#### Supplied entries ####

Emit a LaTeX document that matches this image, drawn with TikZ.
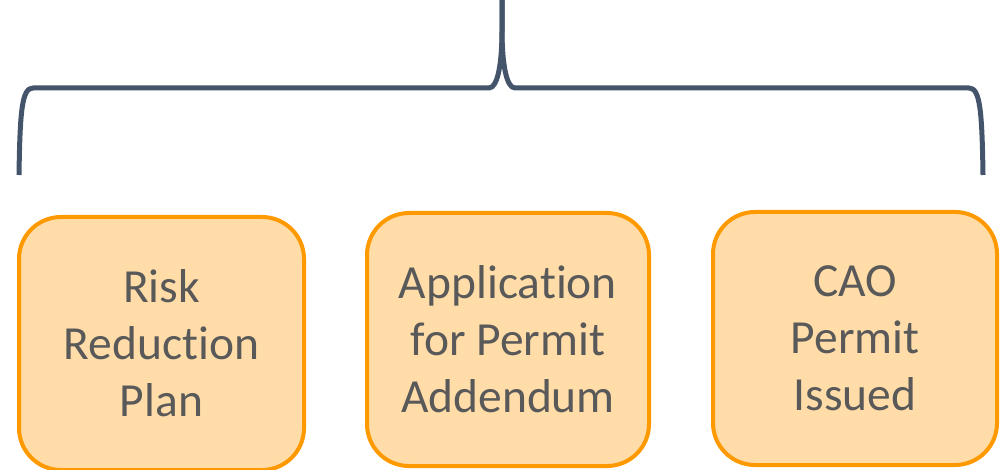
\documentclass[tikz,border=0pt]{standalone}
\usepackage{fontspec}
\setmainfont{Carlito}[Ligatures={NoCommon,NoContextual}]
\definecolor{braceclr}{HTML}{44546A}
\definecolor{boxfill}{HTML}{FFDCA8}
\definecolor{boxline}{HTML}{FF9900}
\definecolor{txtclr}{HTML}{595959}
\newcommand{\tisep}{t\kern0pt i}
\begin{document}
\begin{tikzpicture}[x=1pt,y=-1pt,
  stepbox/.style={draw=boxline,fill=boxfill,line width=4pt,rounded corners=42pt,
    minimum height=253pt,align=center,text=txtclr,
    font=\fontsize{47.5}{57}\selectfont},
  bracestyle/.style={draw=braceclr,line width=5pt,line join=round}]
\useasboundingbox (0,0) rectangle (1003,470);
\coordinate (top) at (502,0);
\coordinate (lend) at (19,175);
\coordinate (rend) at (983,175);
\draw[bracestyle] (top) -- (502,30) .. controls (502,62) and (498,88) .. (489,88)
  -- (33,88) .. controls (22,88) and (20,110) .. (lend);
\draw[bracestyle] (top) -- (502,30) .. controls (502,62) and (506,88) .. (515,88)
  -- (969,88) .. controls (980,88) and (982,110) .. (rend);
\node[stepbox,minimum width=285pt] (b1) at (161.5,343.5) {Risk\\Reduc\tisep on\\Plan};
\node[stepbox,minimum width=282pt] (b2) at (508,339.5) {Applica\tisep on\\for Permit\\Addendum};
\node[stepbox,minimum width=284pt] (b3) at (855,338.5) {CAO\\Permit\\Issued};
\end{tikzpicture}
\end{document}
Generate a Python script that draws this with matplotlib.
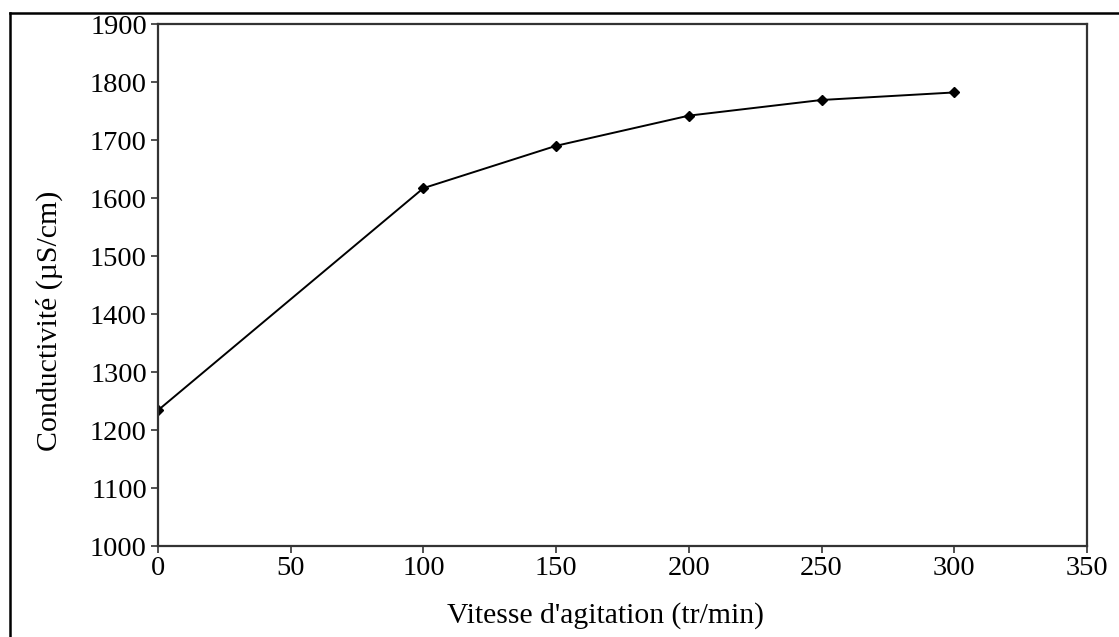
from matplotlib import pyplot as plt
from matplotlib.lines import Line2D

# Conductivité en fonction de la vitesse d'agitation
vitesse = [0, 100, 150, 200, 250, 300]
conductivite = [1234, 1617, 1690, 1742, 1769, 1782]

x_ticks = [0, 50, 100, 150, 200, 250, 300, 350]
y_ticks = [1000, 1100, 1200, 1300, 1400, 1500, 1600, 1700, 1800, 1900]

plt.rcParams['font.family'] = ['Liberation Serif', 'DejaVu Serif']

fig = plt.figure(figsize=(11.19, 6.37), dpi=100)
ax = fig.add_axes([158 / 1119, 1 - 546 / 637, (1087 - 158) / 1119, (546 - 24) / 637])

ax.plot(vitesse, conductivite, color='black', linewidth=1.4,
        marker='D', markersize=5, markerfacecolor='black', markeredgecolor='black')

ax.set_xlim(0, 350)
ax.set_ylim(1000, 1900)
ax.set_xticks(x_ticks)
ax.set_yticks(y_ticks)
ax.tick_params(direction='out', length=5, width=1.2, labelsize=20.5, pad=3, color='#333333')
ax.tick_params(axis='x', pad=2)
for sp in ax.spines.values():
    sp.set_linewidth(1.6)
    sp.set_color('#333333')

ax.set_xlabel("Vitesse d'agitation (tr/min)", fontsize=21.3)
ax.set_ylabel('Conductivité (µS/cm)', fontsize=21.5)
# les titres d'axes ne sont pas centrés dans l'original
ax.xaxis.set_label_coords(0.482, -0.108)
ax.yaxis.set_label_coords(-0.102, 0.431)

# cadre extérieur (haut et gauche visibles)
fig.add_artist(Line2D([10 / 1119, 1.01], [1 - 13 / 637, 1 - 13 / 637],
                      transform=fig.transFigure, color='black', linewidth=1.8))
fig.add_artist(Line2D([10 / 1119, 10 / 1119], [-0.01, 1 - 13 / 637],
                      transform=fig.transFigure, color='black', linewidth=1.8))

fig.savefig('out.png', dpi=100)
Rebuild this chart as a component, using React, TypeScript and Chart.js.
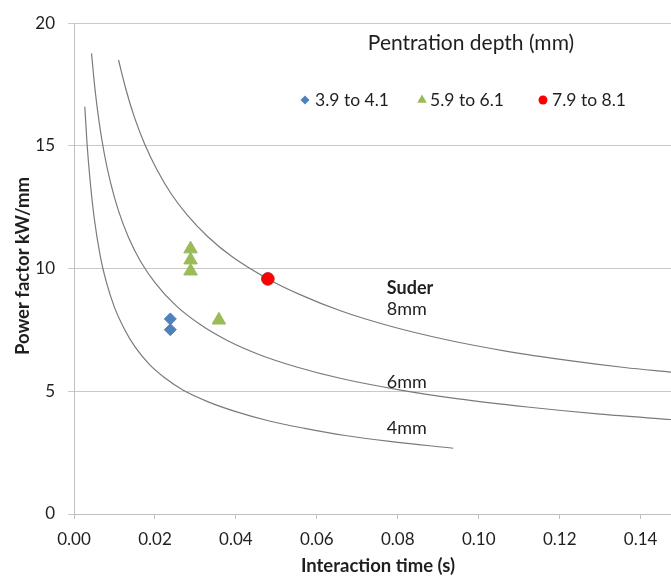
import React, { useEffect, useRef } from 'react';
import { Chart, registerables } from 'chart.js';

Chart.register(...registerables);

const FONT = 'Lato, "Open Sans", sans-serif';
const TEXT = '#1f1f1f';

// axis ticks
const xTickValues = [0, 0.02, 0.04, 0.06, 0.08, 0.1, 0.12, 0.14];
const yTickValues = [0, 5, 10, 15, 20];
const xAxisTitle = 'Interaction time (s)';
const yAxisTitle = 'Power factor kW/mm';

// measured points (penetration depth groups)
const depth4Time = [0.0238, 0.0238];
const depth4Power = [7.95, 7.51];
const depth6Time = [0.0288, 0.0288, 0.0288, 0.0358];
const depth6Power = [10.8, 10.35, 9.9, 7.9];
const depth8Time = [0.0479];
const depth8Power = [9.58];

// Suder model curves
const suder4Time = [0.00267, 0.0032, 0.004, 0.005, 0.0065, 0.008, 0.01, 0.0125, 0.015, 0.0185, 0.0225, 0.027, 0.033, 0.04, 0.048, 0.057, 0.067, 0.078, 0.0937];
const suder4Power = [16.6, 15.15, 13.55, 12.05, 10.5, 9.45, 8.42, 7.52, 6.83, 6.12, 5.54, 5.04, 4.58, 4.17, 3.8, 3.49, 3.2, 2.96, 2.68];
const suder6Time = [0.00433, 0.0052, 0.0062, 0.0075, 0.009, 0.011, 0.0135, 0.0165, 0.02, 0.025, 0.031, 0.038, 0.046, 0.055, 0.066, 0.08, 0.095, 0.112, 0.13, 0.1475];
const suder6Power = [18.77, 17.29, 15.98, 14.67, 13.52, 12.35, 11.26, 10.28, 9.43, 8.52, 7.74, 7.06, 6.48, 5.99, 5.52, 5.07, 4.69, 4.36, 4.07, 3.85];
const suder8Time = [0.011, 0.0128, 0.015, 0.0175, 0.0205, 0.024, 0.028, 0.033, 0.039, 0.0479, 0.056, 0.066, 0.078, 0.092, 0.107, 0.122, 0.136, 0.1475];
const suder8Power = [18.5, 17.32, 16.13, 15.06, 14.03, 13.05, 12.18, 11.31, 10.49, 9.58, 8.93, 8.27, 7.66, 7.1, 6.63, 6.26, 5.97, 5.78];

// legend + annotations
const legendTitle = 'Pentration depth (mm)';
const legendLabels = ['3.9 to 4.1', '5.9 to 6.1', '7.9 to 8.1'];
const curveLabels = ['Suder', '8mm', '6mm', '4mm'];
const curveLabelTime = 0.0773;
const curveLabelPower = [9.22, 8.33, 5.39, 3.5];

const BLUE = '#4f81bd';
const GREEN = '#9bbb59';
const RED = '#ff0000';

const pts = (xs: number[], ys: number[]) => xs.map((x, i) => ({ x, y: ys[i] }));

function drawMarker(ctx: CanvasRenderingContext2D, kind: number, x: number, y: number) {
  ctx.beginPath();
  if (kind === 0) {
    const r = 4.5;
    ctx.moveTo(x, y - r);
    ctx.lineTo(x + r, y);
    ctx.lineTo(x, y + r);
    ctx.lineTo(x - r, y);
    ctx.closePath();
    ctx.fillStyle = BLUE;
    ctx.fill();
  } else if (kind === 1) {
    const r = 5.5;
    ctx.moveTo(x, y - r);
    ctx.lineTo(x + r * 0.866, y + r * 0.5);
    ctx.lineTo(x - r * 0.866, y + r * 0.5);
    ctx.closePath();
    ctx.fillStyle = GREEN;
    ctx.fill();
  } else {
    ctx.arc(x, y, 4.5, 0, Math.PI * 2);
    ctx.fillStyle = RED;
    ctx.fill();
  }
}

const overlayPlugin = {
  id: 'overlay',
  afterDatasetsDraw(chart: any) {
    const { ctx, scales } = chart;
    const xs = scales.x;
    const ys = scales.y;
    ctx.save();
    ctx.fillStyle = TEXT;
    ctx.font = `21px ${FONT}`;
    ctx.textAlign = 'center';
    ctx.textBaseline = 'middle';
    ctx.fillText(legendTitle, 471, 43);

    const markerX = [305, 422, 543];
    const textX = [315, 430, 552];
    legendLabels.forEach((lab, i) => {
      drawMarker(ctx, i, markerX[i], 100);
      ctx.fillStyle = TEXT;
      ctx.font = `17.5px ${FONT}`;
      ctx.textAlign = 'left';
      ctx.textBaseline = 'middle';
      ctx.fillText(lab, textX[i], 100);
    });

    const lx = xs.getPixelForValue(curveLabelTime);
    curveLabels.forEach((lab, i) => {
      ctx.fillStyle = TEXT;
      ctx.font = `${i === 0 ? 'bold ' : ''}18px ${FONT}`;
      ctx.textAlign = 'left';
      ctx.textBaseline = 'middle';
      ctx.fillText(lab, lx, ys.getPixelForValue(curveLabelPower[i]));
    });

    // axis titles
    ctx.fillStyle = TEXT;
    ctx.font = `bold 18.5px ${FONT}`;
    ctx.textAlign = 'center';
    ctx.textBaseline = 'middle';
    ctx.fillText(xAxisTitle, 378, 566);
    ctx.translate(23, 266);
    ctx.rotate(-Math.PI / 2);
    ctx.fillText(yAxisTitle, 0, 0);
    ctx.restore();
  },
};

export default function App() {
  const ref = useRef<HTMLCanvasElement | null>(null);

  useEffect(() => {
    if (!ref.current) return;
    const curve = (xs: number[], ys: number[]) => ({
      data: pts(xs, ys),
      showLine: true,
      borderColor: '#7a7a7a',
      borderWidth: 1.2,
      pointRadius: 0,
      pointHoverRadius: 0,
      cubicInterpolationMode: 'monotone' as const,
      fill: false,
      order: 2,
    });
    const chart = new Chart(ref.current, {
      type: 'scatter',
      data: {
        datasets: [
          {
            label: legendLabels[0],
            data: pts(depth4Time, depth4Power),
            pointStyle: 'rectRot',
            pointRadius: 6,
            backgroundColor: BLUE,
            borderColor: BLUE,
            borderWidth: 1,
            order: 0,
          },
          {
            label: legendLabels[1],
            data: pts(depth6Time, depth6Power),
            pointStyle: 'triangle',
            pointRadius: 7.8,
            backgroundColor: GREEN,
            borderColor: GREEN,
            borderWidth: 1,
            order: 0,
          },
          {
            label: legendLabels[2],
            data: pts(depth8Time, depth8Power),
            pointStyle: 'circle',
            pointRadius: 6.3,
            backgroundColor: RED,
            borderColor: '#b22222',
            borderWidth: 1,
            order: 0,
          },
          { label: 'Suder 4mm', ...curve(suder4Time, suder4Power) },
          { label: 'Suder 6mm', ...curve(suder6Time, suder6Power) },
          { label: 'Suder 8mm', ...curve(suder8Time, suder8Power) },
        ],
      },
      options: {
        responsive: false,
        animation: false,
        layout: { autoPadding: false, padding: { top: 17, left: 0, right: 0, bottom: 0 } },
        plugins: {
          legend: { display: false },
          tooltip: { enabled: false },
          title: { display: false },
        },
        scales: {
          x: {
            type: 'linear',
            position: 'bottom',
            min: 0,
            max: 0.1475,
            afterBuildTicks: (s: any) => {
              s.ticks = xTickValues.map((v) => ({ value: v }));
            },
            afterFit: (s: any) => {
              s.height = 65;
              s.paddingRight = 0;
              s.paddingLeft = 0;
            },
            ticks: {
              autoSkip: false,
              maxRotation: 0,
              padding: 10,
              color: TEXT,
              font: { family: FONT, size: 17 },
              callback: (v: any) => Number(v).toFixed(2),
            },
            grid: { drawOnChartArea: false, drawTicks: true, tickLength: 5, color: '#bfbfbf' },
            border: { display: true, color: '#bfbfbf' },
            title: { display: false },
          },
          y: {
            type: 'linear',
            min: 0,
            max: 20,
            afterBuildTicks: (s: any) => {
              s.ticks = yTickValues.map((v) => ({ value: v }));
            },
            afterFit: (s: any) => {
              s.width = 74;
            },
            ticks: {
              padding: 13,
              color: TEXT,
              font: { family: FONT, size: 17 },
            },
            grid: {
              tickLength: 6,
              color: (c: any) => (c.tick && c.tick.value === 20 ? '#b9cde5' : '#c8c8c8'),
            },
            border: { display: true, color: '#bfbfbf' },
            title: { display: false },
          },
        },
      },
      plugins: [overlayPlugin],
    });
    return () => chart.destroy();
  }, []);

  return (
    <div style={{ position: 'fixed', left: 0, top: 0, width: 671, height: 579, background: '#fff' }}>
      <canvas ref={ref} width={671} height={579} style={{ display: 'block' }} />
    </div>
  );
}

####

## What you should do
Please reproduce the listing exactly from its opening line through the line that contains "from matplotlib.lines import Line2D", both included, with all pictures omitted.

## Answer to this problem
Emit a LaTeX document that matches this image, drawn with TikZ.
\documentclass[tikz,border=0pt]{standalone}
\usepackage{fontspec}
\setmainfont{Carlito}[Ligatures={NoCommon,NoContextual}]
\definecolor{braceclr}{HTML}{44546A}
\definecolor{boxfill}{HTML}{FFDCA8}
\definecolor{boxline}{HTML}{FF9900}
\definecolor{txtclr}{HTML}{595959}
\newcommand{\tisep}{t\kern0pt i}
\begin{document}
\begin{tikzpicture}[x=1pt,y=-1pt,
  stepbox/.style={draw=boxline,fill=boxfill,line width=4pt,rounded corners=42pt,
    minimum height=253pt,align=center,text=txtclr,
    font=\fontsize{47.5}{57}\selectfont},
  bracestyle/.style={draw=braceclr,line width=5pt,line join=round}]
\useasboundingbox (0,0) rectangle (1003,470);
\coordinate (top) at (502,0);
\coordinate (lend) at (19,175);
\coordinate (rend) at (983,175);
\draw[bracestyle] (top) -- (502,30) .. controls (502,62) and (498,88) .. (489,88)
  -- (33,88) .. controls (22,88) and (20,110) .. (lend);
\draw[bracestyle] (top) -- (502,30) .. controls (502,62) and (506,88) .. (515,88)
  -- (969,88) .. controls (980,88) and (982,110) .. (rend);
\node[stepbox,minimum width=285pt] (b1) at (161.5,343.5) {Risk\\Reduc\tisep on\\Plan};
\node[stepbox,minimum width=282pt] (b2) at (508,339.5) {Applica\tisep on\\for Permit\\Addendum};
\node[stepbox,minimum width=284pt] (b3) at (855,338.5) {CAO\\Permit\\Issued};
\end{tikzpicture}
\end{document}
Generate a Python script that draws this with matplotlib.
from matplotlib import pyplot as plt
from matplotlib.lines import Line2D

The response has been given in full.